Main image of article Boredom is an Employee's First Look Toward the Door
  More companies are coveting their competitors' talent this year. To counter that, businesses are offering flexibility and low-cost perks like telecommuting. Since these have limited appeal, and most companies can't afford to be as generous as, say, Google and Microsoft when it comes to putting down cash, HR and line managers face quite a conundrum. One thing they can do to give themselves an advantage is to understand this: The first step toward keeping employees happy isn't about things like flextime or money. It's about engagement. On his excellent blog Rands in Repose, author and software engineer manager Michael Lopp suggests that the first warning sign of a staff member becoming poachable is boredom. Of course, any number of other factors can come into play, but boredom is kind of like a rust pit on your car: Address it early and it's cheap and easy to fix. Let it go and you're looking at either spending real money on repairs, or buying that new minivan you didn't really want. The challenge, Lopp observes, is boredom "shows up quietly and appears to pose no immediate threat. This makes it both easy to address and easy to ignore." Boredom tends to begin quietly and gain momentum. First, someone just sighs a lot, but then he gets sloppy. He starts to daydream more. Maybe he pokes around for what looks like a better job, but even if he doesn't, he certainly loses focus. The work he does every day becomes just a job. His resistance to the lure of other companies diminishes. Then one day he comes in and quits. Counter offers might keep him around for a while, but probably only for a while. Lopp has suggestions for keeping people engaged:
  • Keep an interesting problem squarely in front of them.
  • Let them experiment.
  • Protect their time so they can experiment.
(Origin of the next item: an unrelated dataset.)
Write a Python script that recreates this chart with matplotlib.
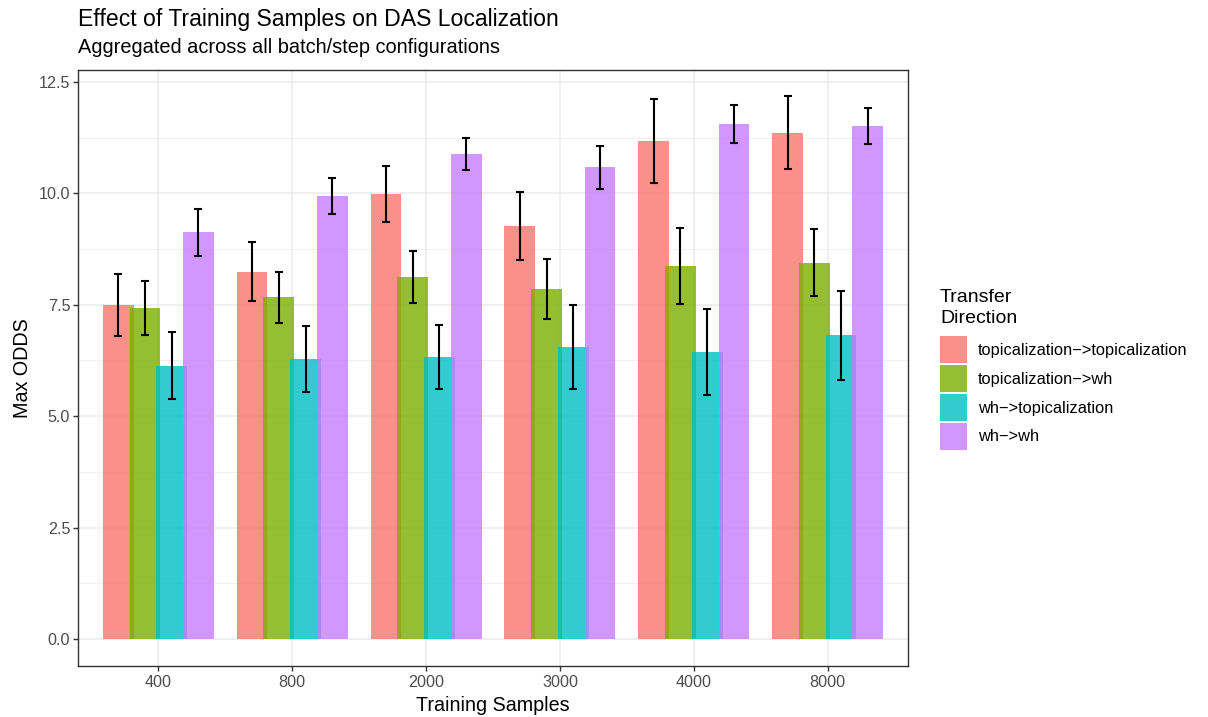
import numpy as np
import matplotlib
matplotlib.use("Agg")
import matplotlib.pyplot as plt
from matplotlib.ticker import MultipleLocator

# data
samples = ["400", "800", "2000", "3000", "4000", "8000"]
directions = ["topicalization\u2212>topicalization", "topicalization\u2212>wh",
              "wh\u2212>topicalization", "wh\u2212>wh"]
topic_topic = [7.50, 8.24, 9.99, 9.27, 11.17, 11.36]
topic_wh = [7.43, 7.67, 8.12, 7.85, 8.37, 8.44]
wh_topic = [6.13, 6.28, 6.33, 6.55, 6.44, 6.82]
wh_wh = [9.13, 9.94, 10.88, 10.59, 11.56, 11.51]
err_topic_topic = [0.70, 0.66, 0.635, 0.76, 0.94, 0.82]
err_topic_wh = [0.605, 0.575, 0.58, 0.68, 0.855, 0.75]
err_wh_topic = [0.75, 0.735, 0.725, 0.94, 0.965, 1.00]
err_wh_wh = [0.525, 0.405, 0.355, 0.485, 0.42, 0.405]

means = [topic_topic, topic_wh, wh_topic, wh_wh]
errs = [err_topic_topic, err_topic_wh, err_wh_topic, err_wh_wh]
COLORS = ["#F8766D", "#7CAE00", "#00BFC4", "#C77CFF"]
INK, TICK, GRID, BORDER = "#000000", "#4D4D4D", "#EBEBEB", "#333333"

plt.rcParams["font.family"] = ["Liberation Sans", "DejaVu Sans"]

fig = plt.figure(figsize=(12.08, 7.17), dpi=100)
ax = fig.add_axes([78 / 1208, 51 / 717, 830 / 1208, 596 / 717])

x = np.arange(len(samples))
step, width = 0.2, 0.23
for i, (m, c, lab) in enumerate(zip(means, COLORS, directions)):
    ax.bar(x + (i - 1.5) * step, m, width=width, color=c, alpha=0.8, lw=0,
           label=lab, zorder=2)
for i, (m, e) in enumerate(zip(means, errs)):
    ax.errorbar(x + (i - 1.5) * step, m, yerr=e, fmt="none", ecolor=INK,
                elinewidth=1.5, capsize=2.6, capthick=1.5, zorder=3)

ax.set_xlim(-0.6, len(samples) - 0.4)
ax.set_ylim(-0.608, 12.77)
ax.set_xticks(x)
ax.set_xticklabels(samples)
ax.yaxis.set_major_locator(MultipleLocator(2.5))
ax.yaxis.set_minor_locator(MultipleLocator(1.25))
ax.yaxis.set_major_formatter(lambda v, p: f"{v:.1f}")
ax.tick_params(which="major", length=3.6, width=1.0, color=BORDER,
               labelcolor=TICK, labelsize=11.6, pad=2)
ax.tick_params(axis="x", which="major", pad=3)
ax.tick_params(which="minor", length=0)
ax.grid(True, which="major", color=GRID, lw=1.1, zorder=0)
ax.grid(True, which="minor", axis="y", color=GRID, lw=0.55, zorder=0)
ax.set_axisbelow(True)
for s in ax.spines.values():
    s.set_color(BORDER)
    s.set_linewidth(1.0)

ax.set_xlabel("Training Samples", fontsize=14.2, color=INK, labelpad=4)
ax.set_ylabel("Max ODDS", fontsize=14.2, color=INK, labelpad=5)

fig.text(78 / 1208, 1 - 26 / 717, "Effect of Training Samples on DAS Localization",
         fontsize=16.6, color=INK, ha="left", va="baseline")
fig.text(78 / 1208, 1 - 53 / 717, "Aggregated across all batch/step configurations",
         fontsize=14.4, color=INK, ha="left", va="baseline")

# legend: title as separate text so the gap to the keys matches ggplot
fig.text(940 / 1208, 1 - 323 / 717, "Transfer\nDirection", fontsize=14.0,
         color=INK, ha="left", va="baseline", linespacing=1.3)
leg = fig.legend(loc="upper left", bbox_to_anchor=(940 / 1208, 1 - 336 / 717),
                 fontsize=11.8, frameon=False, borderpad=0, borderaxespad=0,
                 handlelength=1.65, handleheight=2.155, labelspacing=0.12,
                 handletextpad=0.67)

fig.savefig("out.png", dpi=100, facecolor="white")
  • Don't always give one person the tough and lousy assignments. Spread them out.
  • Aggressively remove noise.
  • Keep them up to date on your thoughts, plans and how you're going to help them reach their goals.
These are all good points, but they can't come into play if managers don't realize handling boredom is a part of their job. It can't simply be chalked up as one of the realities of life. Unfortunately, most seem to stay in precisely that lackadaisical place. While it's true boring tasks are a part of working life, if that's where a managers' thoughts end, sooner or later they're going to have problems keeping people on board.